_Task prompt:_ Please copy the lines below exactly, from the first one through the line showing "ax = fig.add_axes([0.184, 0.2506, 0.7487, 0.6778])".

[Data extract start]

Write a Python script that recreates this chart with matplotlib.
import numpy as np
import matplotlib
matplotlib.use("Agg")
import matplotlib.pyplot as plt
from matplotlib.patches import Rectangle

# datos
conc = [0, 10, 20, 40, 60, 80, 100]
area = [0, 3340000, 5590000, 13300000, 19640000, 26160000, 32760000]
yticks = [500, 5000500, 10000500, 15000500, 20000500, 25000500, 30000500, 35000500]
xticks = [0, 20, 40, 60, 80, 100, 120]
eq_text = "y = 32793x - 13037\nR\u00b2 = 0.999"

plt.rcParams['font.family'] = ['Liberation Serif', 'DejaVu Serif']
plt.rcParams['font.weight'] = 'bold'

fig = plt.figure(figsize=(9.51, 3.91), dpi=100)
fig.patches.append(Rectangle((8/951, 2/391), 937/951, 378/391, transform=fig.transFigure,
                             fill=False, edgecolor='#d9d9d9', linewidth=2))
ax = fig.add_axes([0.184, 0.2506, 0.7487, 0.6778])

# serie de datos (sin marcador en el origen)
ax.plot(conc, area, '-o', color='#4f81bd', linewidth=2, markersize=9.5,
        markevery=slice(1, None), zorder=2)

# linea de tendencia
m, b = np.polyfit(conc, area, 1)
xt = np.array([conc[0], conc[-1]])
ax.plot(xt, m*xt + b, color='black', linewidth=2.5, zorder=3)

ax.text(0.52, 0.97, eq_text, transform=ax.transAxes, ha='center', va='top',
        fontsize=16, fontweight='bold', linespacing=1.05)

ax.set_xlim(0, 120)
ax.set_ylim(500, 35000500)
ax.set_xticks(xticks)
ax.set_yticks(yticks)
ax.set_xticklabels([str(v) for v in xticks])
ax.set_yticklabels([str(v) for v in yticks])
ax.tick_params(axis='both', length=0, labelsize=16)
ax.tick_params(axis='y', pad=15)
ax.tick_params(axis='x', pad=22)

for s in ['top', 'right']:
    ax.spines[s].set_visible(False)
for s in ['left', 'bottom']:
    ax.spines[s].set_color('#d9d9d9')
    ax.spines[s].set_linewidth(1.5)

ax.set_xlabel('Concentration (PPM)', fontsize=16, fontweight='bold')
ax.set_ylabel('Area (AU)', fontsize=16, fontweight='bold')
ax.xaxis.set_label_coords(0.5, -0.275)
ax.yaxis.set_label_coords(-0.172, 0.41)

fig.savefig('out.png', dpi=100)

[Data extract end]

_Complete answer:_
Write a Python script that recreates this chart with matplotlib.
import numpy as np
import matplotlib
matplotlib.use("Agg")
import matplotlib.pyplot as plt
from matplotlib.patches import Rectangle

# datos
conc = [0, 10, 20, 40, 60, 80, 100]
area = [0, 3340000, 5590000, 13300000, 19640000, 26160000, 32760000]
yticks = [500, 5000500, 10000500, 15000500, 20000500, 25000500, 30000500, 35000500]
xticks = [0, 20, 40, 60, 80, 100, 120]
eq_text = "y = 32793x - 13037\nR\u00b2 = 0.999"

plt.rcParams['font.family'] = ['Liberation Serif', 'DejaVu Serif']
plt.rcParams['font.weight'] = 'bold'

fig = plt.figure(figsize=(9.51, 3.91), dpi=100)
fig.patches.append(Rectangle((8/951, 2/391), 937/951, 378/391, transform=fig.transFigure,
                             fill=False, edgecolor='#d9d9d9', linewidth=2))
ax = fig.add_axes([0.184, 0.2506, 0.7487, 0.6778])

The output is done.